Practically every environment hides secrets that lead to hidden paths, chests, and optional bosses. The game uses the level design itself to hint at secrets, whether through subtle visual cues like a slightly cracked stone or an object sitting in a specific place that just looks a bit off, or through more obvious signs like a conspicuous coffin or holes in the ground marked with an “X”.
Does it always feel completely balanced in terms of difficulty across zones? Not entirely – some areas feel noticeably steeper than others depending on the order you approach them. But that’s part of the charm, honestly. Exploring somewhere and realizing you’re in over your head, then returning later with better gear, produces a specific kind of satisfaction that’s hard to manufacture artificially.
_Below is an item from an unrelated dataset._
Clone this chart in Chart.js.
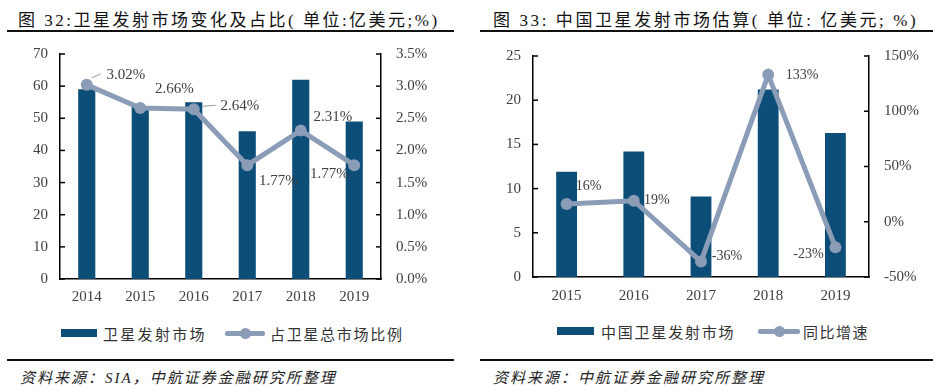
<!DOCTYPE html>
<html>
<head>
<meta charset="utf-8">
<script src="https://cdn.jsdelivr.net/npm/chart.js@4"></script>
<style>
  body { margin: 0; background: #fff; width: 933px; height: 391px; position: relative; overflow: hidden;
         font-family: "Liberation Serif", "Noto Sans CJK SC", serif; color: #222; }
  .abs { position: absolute; white-space: nowrap; }
  .title { font-size: 17px; top: 6px; letter-spacing: 2.5px; color: #111; }
  .rule { position: absolute; height: 1.5px; background: #111; }
  .src { font-size: 15px; top: 366px; font-style: italic; color: #222; letter-spacing: 2px; }
  .leg { font-size: 15px; color: #333; top: 323px; }
  .box { position: absolute; height: 8px; background: #0c4e78; }
  .lline { position: absolute; height: 5px; background: #8a9cb6; border-radius: 2px; }
  .ldot { position: absolute; width: 11px; height: 11px; border-radius: 50%; background: #8a9cb6; }
  canvas { position: absolute; }
</style>
</head>
<body>
<div class="abs title" style="left:18px;">图 32:卫星发射市场变化及占比( 单位:亿美元;%)</div>
<div class="rule" style="left:7px; width:447px; top:30px;"></div>
<div class="abs title" style="left:493px; letter-spacing:2.6px;">图 33: 中国卫星发射市场估算( 单位: 亿美元; %)</div>
<div class="rule" style="left:480px; width:453px; top:30px;"></div>

<div style="position:absolute;left:0;top:0;width:466px;height:310px;"><canvas id="c1"></canvas></div>
<div style="position:absolute;left:470px;top:0;width:463px;height:310px;"><canvas id="c2"></canvas></div>

<!-- legends -->
<div class="box" style="left:61px; width:36px; top:329px;"></div>
<div class="abs leg" style="left:103px; letter-spacing:2.3px;">卫星发射市场</div>
<div class="lline" style="left:225px; width:40px; top:331px;"></div>
<div class="ldot" style="left:240px; top:328px;"></div>
<div class="abs leg" style="left:270px; letter-spacing:1.7px;">占卫星总市场比例</div>

<div class="box" style="left:557px; width:37px; top:327px;"></div>
<div class="abs leg" style="left:601px; top:321px; letter-spacing:1.8px;">中国卫星发射市场</div>
<div class="lline" style="left:758px; width:42px; top:329px;"></div>
<div class="ldot" style="left:774px; top:326px;"></div>
<div class="abs leg" style="left:803px; top:321px; letter-spacing:1.5px;">同比增速</div>

<div class="rule" style="left:7px; width:447px; top:359px;"></div>
<div class="abs src" style="left:20px;">资料来源：SIA，中航证券金融研究所整理</div>
<div class="rule" style="left:480px; width:453px; top:359px;"></div>
<div class="abs src" style="left:493px;">资料来源：中航证券金融研究所整理</div>

<script>
// chart 32
const years1 = ['2014', '2015', '2016', '2017', '2018', '2019'];
const launchMarket = [59, 53.5, 55, 46, 62, 49];
const launchShare = [3.02, 2.66, 2.64, 1.77, 2.31, 1.77];
const shareTicks = [0, 0.5, 1.0, 1.5, 2.0, 2.5, 3.0, 3.5];

// chart 33
const years2 = ['2015', '2016', '2017', '2018', '2019'];
const chinaMarket = [11.9, 14.2, 9.1, 21.2, 16.3];
const chinaGrowth = [16, 19, -36, 133, -23];

const BAR = '#0c4e78';
const LINE = '#8a9cb6';
const TXT = '#404040';
const FONT = '"Liberation Serif", "Noto Sans CJK SC", serif';

// small inner tick marks on both y axes
const innerTicks = {
  id: 'innerTicks',
  afterDraw(chart) {
    const ctx = chart.ctx;
    const a = chart.chartArea;
    ctx.save();
    ctx.strokeStyle = '#000';
    ctx.lineWidth = 1.5;
    ['y', 'y1'].forEach(id => {
      const s = chart.scales[id];
      s.ticks.forEach(t => {
        const py = s.getPixelForValue(t.value);
        ctx.beginPath();
        if (id === 'y') { ctx.moveTo(a.left, py); ctx.lineTo(a.left + 5, py); }
        else { ctx.moveTo(a.right, py); ctx.lineTo(a.right - 5, py); }
        ctx.stroke();
      });
    });
    ctx.restore();
  }
};

// value labels next to the line points
const pointLabels = {
  id: 'pointLabels',
  afterDatasetsDraw(chart, args, opts) {
    const ctx = chart.ctx;
    const meta = chart.getDatasetMeta(1);
    ctx.save();
    ctx.font = opts.size + 'px ' + FONT;
    ctx.fillStyle = TXT;
    ctx.textAlign = 'center';
    ctx.textBaseline = 'middle';
    meta.data.forEach((pt, i) => {
      const [dx, dy] = opts.offsets[i];
      ctx.fillText(opts.format(chart.data.datasets[1].data[i]), pt.x + dx, pt.y + dy);
      const ld = opts.leaders[i];
      if (ld) {
        ctx.strokeStyle = '#999';
        ctx.lineWidth = 1;
        ctx.beginPath();
        ctx.moveTo(pt.x + ld[0], pt.y + ld[1]);
        ctx.lineTo(pt.x + ld[2], pt.y + ld[3]);
        ctx.stroke();
      }
    });
    ctx.restore();
  }
};

function fixW(w) { return s => { s.width = w; }; }
function fixH(h) { return s => { s.height = h; }; }

const tickFont = { family: FONT, size: 15 };

new Chart(document.getElementById('c1'), {
  data: {
    labels: years1,
    datasets: [{
      type: 'bar',
      label: '卫星发射市场',
      data: launchMarket,
      backgroundColor: BAR,
      barPercentage: 0.32,
      categoryPercentage: 1,
      yAxisID: 'y',
      order: 2
    }, {
      type: 'line',
      label: '占卫星总市场比例',
      data: launchShare,
      borderColor: LINE,
      backgroundColor: LINE,
      borderWidth: 5,
      pointRadius: 6,
      pointBackgroundColor: LINE,
      pointBorderWidth: 0,
      yAxisID: 'y1',
      order: 1
    }]
  },
  options: {
    responsive: true,
    maintainAspectRatio: false,
    animation: false,
    layout: { padding: { top: 54, left: 0, right: 0, bottom: 0 } },
    scales: {
      x: {
        grid: { display: false, drawTicks: false },
        border: { color: '#000', width: 1.5 },
        ticks: { color: TXT, font: tickFont, padding: 9 },
        afterFit: fixH(31)
      },
      y: {
        min: 0, max: 70,
        ticks: { stepSize: 10, color: TXT, font: tickFont, padding: 12 },
        grid: { display: false, drawTicks: false },
        border: { color: '#000', width: 1.5 },
        afterFit: fixW(60)
      },
      y1: {
        position: 'right',
        min: 0, max: 3.5,
        afterBuildTicks: s => { s.ticks = shareTicks.map(v => ({ value: v })); },
        ticks: { color: TXT, font: tickFont, padding: 15, callback: v => v.toFixed(1) + '%' },
        grid: { display: false, drawTicks: false },
        border: { color: '#000', width: 1.5 },
        afterFit: fixW(85)
      }
    },
    plugins: {
      legend: { display: false },
      tooltip: { enabled: false },
      pointLabels: {
        size: 15,
        format: v => v.toFixed(2) + '%',
        offsets: [[39, -10], [34, -19], [46, -3], [31, 16], [32, -13], [-25, 9]],
        leaders: [[5, -7, 14, -11], null, [9, -3, 22, -4], null, null, null]
      }
    }
  },
  plugins: [innerTicks, pointLabels]
});

new Chart(document.getElementById('c2'), {
  data: {
    labels: years2,
    datasets: [{
      type: 'bar',
      label: '中国卫星发射市场',
      data: chinaMarket,
      backgroundColor: BAR,
      barPercentage: 0.31,
      categoryPercentage: 1,
      yAxisID: 'y',
      order: 2
    }, {
      type: 'line',
      label: '同比增速',
      data: chinaGrowth,
      borderColor: LINE,
      backgroundColor: LINE,
      borderWidth: 5,
      pointRadius: 6,
      pointBackgroundColor: LINE,
      pointBorderWidth: 0,
      yAxisID: 'y1',
      order: 1
    }]
  },
  options: {
    responsive: true,
    maintainAspectRatio: false,
    animation: false,
    layout: { padding: { top: 56, left: 0, right: 0, bottom: 0 } },
    scales: {
      x: {
        grid: { display: false, drawTicks: false },
        border: { color: '#000', width: 1.5 },
        ticks: { color: TXT, font: tickFont, padding: 10 },
        afterFit: fixH(33)
      },
      y: {
        min: 0, max: 25,
        ticks: { stepSize: 5, color: TXT, font: tickFont, padding: 12 },
        grid: { display: false, drawTicks: false },
        border: { color: '#000', width: 1.5 },
        afterFit: fixW(63)
      },
      y1: {
        position: 'right',
        min: -50, max: 150,
        ticks: { stepSize: 50, color: TXT, font: tickFont, padding: 15, callback: v => v + '%' },
        grid: { display: false, drawTicks: false },
        border: { color: '#000', width: 1.5 },
        afterFit: fixW(64)
      }
    },
    plugins: {
      legend: { display: false },
      tooltip: { enabled: false },
      pointLabels: {
        size: 14,
        format: v => v + '%',
        offsets: [[22, -18], [23, 0], [26, -5], [34, 1], [-27, 7]],
        leaders: [null, null, null, null, null]
      }
    }
  },
  plugins: [innerTicks, pointLabels]
});
</script>
</body>
</html>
Pixel Art and a Soundtrack Worth Owning
Yacht Club Games deliberately used the Game Boy Color as inspiration to create an 8-bit style reminiscent of classic pixel-art handheld games from the 90s and early 2000s. Some character designs even evoke older Legend of Zelda titles, though they are wrapped in a Gothic horror atmosphere that gives the game its own distinct identity.

Every zone has its own visual identity. The city of Ossex alone is stunning – dense with characters, secrets tucked into corners, and a sense of genuine scale that feels rare in pixel art games.
Composer Jake Kaufman creates an authentic, chunky, old-school soundtrack befitting the darker Victorian aesthetic of Mina the Hollower. The City of Ossex’s theme carries a regal air while also coming across as dreary and dark at times. Each zone gets its own musical personality. The soundtrack doesn’t just complement the visuals – it amplifies them. I keep finding myself humming tracks hours after putting the controller down.
Final Verdict
From start to finish, Mina the Hollower is enthralling – a first playthrough runs about 18 hours, and the exploration, story, art style, and the myriad ways the developers pull surprises on you makes this an all-timer and an easy recommendation for anyone who enjoys video games.

Replayability is exceptional. With seven different New Game+ modes and a staggering number of modifiers – altering anything from difficulty to color palette to the way characters speak – there’s a compelling reason to dive back in after the credits roll. And at $19.99, the value proposition is almost unreasonably good.
Mina the Hollower is the kind of game that reminds you why retro-inspired titles matter – not because nostalgia is inherently valuable, but because the design principles of that era, when executed with modern care and craft, produce something genuinely special. Yacht Club Games has made their best work yet. It’s that simple.